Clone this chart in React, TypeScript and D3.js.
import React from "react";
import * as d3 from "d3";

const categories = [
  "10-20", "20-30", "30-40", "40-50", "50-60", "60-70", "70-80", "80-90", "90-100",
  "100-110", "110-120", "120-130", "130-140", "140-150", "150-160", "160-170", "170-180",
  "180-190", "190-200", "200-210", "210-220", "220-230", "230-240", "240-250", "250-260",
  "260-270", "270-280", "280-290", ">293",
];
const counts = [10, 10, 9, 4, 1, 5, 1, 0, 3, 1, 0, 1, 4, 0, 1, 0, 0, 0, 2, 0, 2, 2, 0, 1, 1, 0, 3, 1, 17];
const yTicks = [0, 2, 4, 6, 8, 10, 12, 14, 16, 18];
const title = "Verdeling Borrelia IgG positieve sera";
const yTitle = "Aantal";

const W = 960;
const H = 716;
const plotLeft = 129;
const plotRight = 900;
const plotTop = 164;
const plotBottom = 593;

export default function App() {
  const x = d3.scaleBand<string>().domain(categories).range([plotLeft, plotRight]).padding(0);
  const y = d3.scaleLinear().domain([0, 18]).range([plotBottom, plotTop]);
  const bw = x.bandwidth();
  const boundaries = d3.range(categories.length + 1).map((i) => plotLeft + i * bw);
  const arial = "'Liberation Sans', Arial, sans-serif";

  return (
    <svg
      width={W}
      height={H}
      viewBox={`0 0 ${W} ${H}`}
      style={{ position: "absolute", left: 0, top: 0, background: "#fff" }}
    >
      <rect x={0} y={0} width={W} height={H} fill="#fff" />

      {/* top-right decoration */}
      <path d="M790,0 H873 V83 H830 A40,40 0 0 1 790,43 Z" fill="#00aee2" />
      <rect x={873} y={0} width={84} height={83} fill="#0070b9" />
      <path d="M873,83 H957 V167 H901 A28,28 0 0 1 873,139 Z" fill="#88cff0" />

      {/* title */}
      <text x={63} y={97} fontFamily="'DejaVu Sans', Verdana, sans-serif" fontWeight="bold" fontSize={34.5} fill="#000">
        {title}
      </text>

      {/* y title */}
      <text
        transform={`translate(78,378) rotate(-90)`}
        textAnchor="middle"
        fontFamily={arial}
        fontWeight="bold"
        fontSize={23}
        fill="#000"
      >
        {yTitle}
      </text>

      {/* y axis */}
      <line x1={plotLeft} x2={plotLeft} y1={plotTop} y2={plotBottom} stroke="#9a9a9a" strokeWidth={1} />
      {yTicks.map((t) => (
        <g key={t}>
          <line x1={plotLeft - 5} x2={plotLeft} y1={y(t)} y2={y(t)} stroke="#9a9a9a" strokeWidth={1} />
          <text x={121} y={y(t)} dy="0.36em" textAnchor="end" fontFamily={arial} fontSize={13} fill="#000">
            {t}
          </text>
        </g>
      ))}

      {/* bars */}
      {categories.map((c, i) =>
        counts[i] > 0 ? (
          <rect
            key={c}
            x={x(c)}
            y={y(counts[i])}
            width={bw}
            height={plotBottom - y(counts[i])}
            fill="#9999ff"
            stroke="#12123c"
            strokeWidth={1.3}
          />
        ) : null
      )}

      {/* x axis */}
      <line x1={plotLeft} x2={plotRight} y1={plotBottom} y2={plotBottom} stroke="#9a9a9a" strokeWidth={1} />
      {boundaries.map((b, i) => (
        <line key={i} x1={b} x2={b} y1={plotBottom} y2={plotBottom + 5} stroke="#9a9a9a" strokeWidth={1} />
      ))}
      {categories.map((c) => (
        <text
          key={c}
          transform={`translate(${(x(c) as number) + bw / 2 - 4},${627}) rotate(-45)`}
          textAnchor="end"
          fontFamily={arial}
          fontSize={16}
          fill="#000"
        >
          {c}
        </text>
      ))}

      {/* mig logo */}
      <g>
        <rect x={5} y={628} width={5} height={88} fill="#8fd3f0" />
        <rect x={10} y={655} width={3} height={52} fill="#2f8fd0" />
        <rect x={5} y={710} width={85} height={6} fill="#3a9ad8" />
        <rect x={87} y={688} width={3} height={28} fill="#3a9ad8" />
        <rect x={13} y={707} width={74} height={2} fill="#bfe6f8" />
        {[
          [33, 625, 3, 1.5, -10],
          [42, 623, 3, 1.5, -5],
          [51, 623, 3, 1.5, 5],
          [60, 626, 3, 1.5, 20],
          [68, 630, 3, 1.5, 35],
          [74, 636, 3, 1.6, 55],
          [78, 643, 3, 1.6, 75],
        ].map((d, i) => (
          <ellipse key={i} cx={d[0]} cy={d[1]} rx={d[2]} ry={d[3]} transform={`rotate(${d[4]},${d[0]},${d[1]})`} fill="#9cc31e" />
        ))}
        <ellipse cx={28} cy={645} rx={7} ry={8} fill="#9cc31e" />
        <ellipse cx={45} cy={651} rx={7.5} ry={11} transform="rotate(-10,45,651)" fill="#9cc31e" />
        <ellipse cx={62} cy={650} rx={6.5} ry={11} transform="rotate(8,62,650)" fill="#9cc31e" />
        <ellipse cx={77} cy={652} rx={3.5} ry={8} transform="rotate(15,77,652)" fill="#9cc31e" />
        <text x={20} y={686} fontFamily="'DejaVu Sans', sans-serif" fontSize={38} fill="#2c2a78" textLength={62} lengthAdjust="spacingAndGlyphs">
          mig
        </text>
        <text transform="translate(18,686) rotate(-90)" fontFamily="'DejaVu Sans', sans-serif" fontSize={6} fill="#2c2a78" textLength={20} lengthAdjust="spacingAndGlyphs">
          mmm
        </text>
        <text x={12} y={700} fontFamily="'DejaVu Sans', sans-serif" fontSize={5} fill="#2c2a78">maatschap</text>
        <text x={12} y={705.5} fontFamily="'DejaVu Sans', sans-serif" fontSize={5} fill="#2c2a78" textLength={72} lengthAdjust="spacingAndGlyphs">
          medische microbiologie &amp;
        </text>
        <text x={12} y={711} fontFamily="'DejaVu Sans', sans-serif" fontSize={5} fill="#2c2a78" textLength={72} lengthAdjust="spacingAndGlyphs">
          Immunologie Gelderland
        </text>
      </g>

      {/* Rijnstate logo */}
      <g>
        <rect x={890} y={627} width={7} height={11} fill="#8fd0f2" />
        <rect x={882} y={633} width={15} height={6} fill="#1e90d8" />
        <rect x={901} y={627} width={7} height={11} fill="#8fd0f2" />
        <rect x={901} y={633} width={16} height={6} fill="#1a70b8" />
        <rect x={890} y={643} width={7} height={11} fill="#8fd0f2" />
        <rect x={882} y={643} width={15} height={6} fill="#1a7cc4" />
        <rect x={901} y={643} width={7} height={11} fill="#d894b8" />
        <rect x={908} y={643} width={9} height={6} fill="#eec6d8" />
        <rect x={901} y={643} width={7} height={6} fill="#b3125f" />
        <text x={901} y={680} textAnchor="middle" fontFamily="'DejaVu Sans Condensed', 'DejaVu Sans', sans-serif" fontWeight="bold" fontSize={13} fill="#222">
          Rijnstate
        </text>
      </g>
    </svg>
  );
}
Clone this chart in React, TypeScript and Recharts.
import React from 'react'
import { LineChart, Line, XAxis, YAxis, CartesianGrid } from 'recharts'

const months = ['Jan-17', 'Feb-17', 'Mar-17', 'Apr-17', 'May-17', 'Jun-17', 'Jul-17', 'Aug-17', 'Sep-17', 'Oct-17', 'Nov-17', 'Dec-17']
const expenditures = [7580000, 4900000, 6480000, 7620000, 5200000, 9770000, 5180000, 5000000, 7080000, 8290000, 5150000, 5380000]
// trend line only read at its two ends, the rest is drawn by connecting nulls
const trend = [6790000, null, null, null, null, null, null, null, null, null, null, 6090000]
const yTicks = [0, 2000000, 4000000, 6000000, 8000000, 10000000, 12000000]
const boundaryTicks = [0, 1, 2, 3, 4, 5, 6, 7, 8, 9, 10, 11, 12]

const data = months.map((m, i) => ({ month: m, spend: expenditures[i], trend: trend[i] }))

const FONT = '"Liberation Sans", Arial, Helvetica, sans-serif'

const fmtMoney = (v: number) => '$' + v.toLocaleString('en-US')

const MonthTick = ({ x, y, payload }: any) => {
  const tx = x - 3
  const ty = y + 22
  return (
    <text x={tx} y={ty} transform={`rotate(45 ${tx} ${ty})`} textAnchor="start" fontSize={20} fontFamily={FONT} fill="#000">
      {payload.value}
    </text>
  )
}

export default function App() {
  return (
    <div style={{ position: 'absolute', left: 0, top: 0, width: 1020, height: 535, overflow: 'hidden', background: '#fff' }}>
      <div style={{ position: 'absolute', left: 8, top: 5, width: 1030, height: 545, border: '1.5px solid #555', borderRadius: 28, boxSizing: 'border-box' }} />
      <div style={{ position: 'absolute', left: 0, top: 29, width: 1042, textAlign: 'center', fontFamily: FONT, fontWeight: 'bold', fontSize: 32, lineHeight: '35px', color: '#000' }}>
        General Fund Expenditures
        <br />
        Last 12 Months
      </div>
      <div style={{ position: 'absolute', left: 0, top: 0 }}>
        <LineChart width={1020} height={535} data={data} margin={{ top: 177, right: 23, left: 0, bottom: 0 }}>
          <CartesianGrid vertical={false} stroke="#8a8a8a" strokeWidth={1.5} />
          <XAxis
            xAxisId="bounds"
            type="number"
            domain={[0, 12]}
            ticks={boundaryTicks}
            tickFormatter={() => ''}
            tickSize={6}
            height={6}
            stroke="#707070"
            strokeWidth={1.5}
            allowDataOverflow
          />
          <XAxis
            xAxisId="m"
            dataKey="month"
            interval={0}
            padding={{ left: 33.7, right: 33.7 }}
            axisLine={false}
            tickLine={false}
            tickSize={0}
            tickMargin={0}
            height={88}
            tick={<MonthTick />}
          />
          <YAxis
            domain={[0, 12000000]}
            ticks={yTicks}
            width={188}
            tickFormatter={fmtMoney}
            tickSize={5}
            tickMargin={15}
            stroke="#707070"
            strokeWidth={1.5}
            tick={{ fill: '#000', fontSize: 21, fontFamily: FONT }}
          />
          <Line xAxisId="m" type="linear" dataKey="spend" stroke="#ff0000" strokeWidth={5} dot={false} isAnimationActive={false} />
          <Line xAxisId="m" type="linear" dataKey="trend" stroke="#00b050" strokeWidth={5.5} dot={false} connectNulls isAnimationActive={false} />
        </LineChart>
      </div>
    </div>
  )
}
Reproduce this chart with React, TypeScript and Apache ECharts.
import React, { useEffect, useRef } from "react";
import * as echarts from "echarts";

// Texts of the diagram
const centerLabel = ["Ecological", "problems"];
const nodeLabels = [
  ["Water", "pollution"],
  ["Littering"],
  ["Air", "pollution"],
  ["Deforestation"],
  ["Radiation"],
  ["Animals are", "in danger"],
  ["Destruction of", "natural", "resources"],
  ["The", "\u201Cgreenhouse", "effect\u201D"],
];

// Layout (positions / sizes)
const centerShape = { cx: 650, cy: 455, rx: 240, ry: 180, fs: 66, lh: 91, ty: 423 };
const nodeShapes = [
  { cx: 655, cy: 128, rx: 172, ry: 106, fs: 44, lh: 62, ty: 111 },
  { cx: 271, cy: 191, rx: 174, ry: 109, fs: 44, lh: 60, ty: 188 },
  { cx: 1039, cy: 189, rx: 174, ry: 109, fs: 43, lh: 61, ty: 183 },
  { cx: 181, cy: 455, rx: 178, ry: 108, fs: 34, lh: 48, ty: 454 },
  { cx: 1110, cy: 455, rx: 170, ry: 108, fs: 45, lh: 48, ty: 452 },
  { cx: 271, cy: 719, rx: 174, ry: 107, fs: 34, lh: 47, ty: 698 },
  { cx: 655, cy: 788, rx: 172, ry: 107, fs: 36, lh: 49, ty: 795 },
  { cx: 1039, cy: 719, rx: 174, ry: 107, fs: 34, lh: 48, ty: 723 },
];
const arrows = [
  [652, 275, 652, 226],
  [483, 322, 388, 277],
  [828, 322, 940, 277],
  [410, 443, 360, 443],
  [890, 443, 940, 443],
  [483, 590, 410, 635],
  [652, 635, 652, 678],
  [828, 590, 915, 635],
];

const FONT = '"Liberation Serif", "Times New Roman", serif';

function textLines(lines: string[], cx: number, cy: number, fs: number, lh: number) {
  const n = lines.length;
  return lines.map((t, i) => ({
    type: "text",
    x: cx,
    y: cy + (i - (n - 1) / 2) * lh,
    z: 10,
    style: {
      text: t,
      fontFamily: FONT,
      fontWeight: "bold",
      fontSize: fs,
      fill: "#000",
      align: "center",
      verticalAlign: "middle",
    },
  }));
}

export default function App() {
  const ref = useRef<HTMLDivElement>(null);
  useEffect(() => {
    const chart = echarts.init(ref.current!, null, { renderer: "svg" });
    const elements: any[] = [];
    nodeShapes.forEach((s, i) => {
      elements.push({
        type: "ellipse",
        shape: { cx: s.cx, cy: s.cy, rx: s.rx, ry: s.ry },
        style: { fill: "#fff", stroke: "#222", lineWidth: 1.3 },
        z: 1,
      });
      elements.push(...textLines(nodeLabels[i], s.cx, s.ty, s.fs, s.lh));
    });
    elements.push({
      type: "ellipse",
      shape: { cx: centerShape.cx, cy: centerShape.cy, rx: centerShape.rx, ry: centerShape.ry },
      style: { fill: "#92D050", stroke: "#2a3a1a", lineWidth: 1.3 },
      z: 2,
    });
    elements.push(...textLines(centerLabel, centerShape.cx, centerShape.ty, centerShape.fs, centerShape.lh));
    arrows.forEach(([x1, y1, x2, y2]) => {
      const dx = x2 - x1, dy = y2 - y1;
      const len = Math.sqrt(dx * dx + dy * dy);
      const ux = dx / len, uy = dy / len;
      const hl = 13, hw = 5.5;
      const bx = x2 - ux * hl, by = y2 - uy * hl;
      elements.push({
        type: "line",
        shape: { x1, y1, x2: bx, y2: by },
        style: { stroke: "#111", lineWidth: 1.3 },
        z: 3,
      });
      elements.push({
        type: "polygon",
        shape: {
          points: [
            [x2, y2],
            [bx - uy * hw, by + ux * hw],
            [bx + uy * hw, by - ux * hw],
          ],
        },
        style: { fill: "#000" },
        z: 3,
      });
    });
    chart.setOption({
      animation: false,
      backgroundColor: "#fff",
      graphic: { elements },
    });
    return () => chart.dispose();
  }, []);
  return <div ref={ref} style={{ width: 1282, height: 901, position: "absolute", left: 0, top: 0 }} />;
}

> [DIRECTIONS FOR THIS TASK] Restate, word for word and with nothing added, the lines from the first line of the listing through the one where "const plotBottom = 593;" stands.

> [SOLUTION TO THE EXERCISE]
Clone this chart in React, TypeScript and D3.js.
import React from "react";
import * as d3 from "d3";

const categories = [
  "10-20", "20-30", "30-40", "40-50", "50-60", "60-70", "70-80", "80-90", "90-100",
  "100-110", "110-120", "120-130", "130-140", "140-150", "150-160", "160-170", "170-180",
  "180-190", "190-200", "200-210", "210-220", "220-230", "230-240", "240-250", "250-260",
  "260-270", "270-280", "280-290", ">293",
];
const counts = [10, 10, 9, 4, 1, 5, 1, 0, 3, 1, 0, 1, 4, 0, 1, 0, 0, 0, 2, 0, 2, 2, 0, 1, 1, 0, 3, 1, 17];
const yTicks = [0, 2, 4, 6, 8, 10, 12, 14, 16, 18];
const title = "Verdeling Borrelia IgG positieve sera";
const yTitle = "Aantal";

const W = 960;
const H = 716;
const plotLeft = 129;
const plotRight = 900;
const plotTop = 164;
const plotBottom = 593;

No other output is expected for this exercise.